Die "Politisierung der evangelischen Kirche" beschäftige die deutsche Öffentlichkeit seit den 1960er Jahren, "also lange bevor es die AfD gab", sagte Wolffsohn am Mittwoch dem Deutschlandfunk. Kurz vor dem evangelischen Kirchentag in Dortmund hatte eine Gruppe mehrerer AfD-Landtagsfraktionen am Dienstag ein Positionspapier veröffentlicht, das harsche Kritik an der Spitze der evangelischen Kirche übt.
Der Thüringer Fraktionschef Björn Höcke warf der evangelischen Kirche vor, "sich mit dem Zeitgeist ins Bett" zu legen und forderte sie auf, in ihren Positionen "pluralistischer" zu werden. Dazu sagte der EKD-Kulturbeauftragte Johann Hinrich Claussen im Deutschlandfunk, damit werde "ein Zerrbild der kirchlichen Lage gezeichnet".
Kirchentag als eigenständige Organisation
Zur Nicht-Einladung von AfD-Vertretern zum evangelischen Kirchentag in Dortmund sagte Wolffsohn: "So schafft man Märtyrer." Dies sei "ein großartiger Propagandaerfolg", den die AfD der EKD zu verdanken habe oder den Organisatoren des Kirchentags. Man müsse auch mit Anhängern der AfD kommunizieren. Claussen sagte, dass der Ausschluss auch in der EKD "sehr strittig diskutiert" werde: "Ich fand diesen Beschluss auch nicht gut, viele andere auch nicht. Aber da ist der Kirchentag eine eigenständige Organisation." Auf der anderen Seite wolle man aber auch bei solchen großen und wichtigen Veranstaltungen "keine Holocaust-Relativierer auf die Bühne bitten".

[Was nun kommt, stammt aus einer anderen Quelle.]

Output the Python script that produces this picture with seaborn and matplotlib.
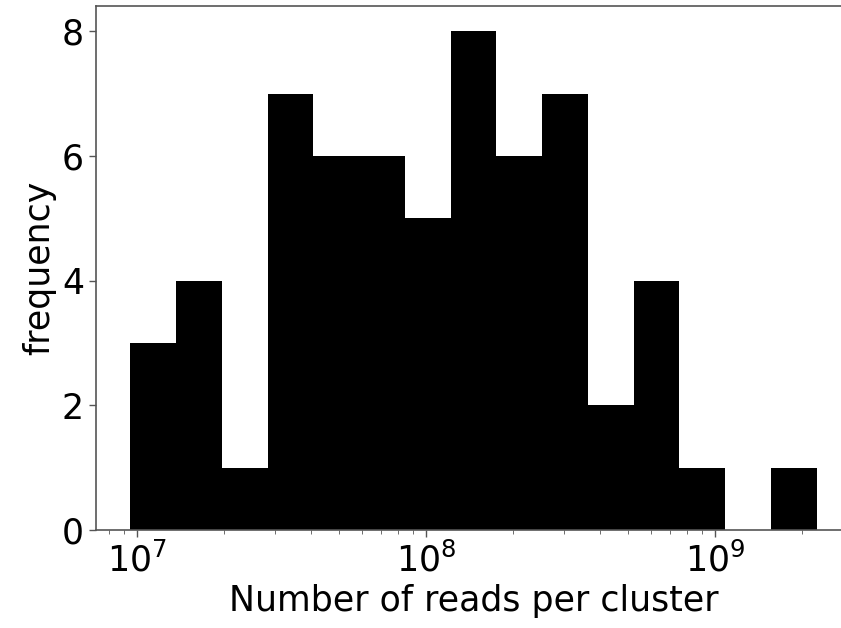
import numpy as np
import pandas as pd
import matplotlib
matplotlib.use("Agg")
import matplotlib.pyplot as plt
import seaborn as sns

# Histogram data (log-spaced bins)
log_min = 6.976   # log10 of smallest value (~9.5e6)
log_max = 9.353   # log10 of largest value (~2.25e9)
n_bins = 15
counts = [3, 4, 1, 7, 6, 6, 5, 8, 6, 7, 2, 4, 1, 0, 1]

edges_log = np.linspace(log_min, log_max, n_bins + 1)
centers = 10 ** ((edges_log[:-1] + edges_log[1:]) / 2)
df = pd.DataFrame({"reads": centers, "count": counts})

sns.set_style("ticks")
plt.rcParams["font.family"] = ["DejaVu Sans"]
plt.rcParams["text.color"] = "black"
plt.rcParams["axes.labelcolor"] = "black"
plt.rcParams["xtick.labelcolor"] = "black"
plt.rcParams["ytick.labelcolor"] = "black"

fig = plt.figure(figsize=(8.41, 6.28), dpi=100)
ax = fig.add_axes([0.114, 0.156, 0.898, 0.834])

sns.histplot(data=df, x="reads", weights="count", bins=n_bins,
             binrange=(log_min, log_max), log_scale=True, color="black",
             alpha=1, edgecolor="black", linewidth=0, ax=ax)

ax.set_xlabel("Number of reads per cluster", fontsize=25, color="black")
ax.set_ylabel("frequency", fontsize=25, color="black")
ax.tick_params(axis="both", which="major", labelsize=25, length=5, width=1,
               color="#555555", labelcolor="black")
ax.tick_params(axis="x", which="minor", length=3, color="#555555")
ax.set_yticks([0, 2, 4, 6, 8])
for s in ax.spines.values():
    s.set_color("#555555")
    s.set_linewidth(1.2)
ax.spines["right"].set_visible(False)

fig.savefig("out.png", dpi=100)
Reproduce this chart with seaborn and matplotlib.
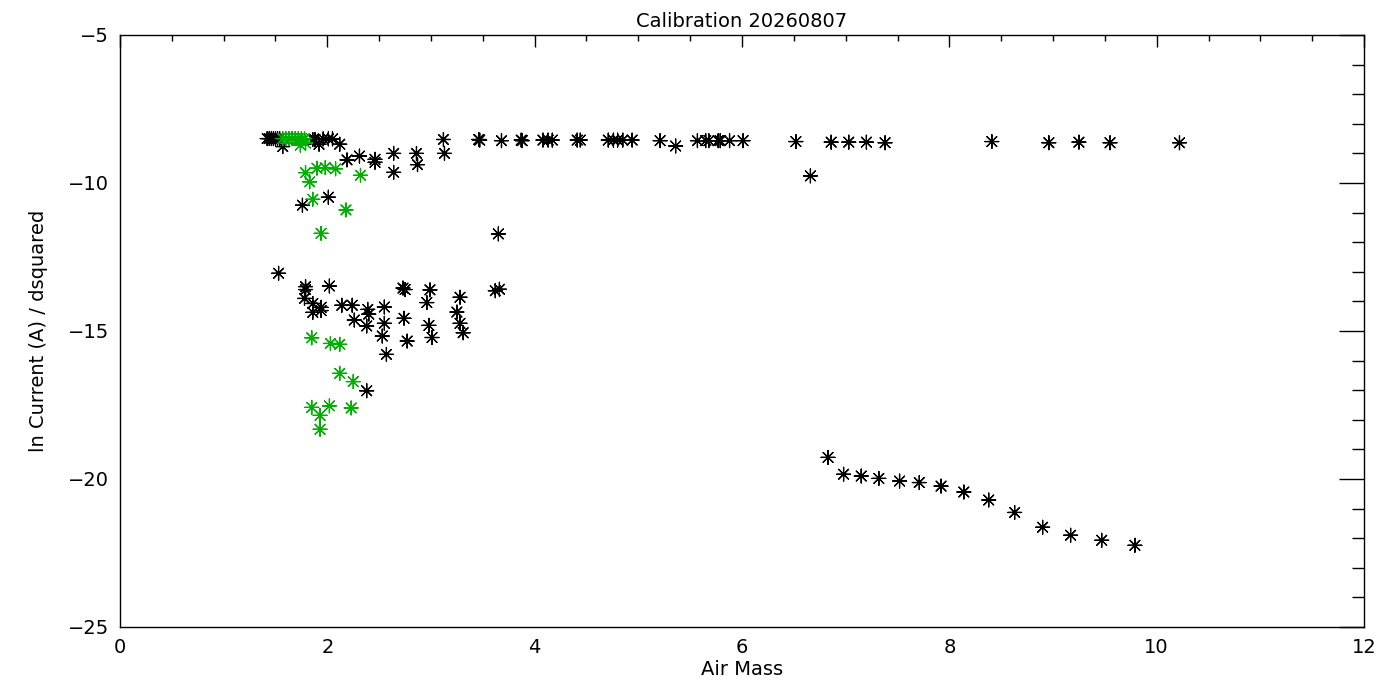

Der Umgang mit der AfD und mit AfD-Mitgliedern in christlichen Gemeinden, kirchlichen Gremien und bei Veranstaltung ist nicht einheitlich: Beim Katholikentag 2016 in Leipzig waren AfD-Vertreter von Veranstaltungen explizit ausgeschlossen. Auf dem Deutschen Evangelischen Kirchentag 2017 in Berlin diskutierten der Berliner Bischof Markus Dröge und die damalige Sprecherin der Vereinigung "Christen in der AfD", Anette Schultner. Beim Katholikentag im westfälischen Münster im Mai 2018 gab es ein Podium mit den religionspolitischen Vertretern der Bundestagsparteien, darunter dem kirchenpolitischen Sprecher der AfD-Bundestagsfraktion, Volker Münz.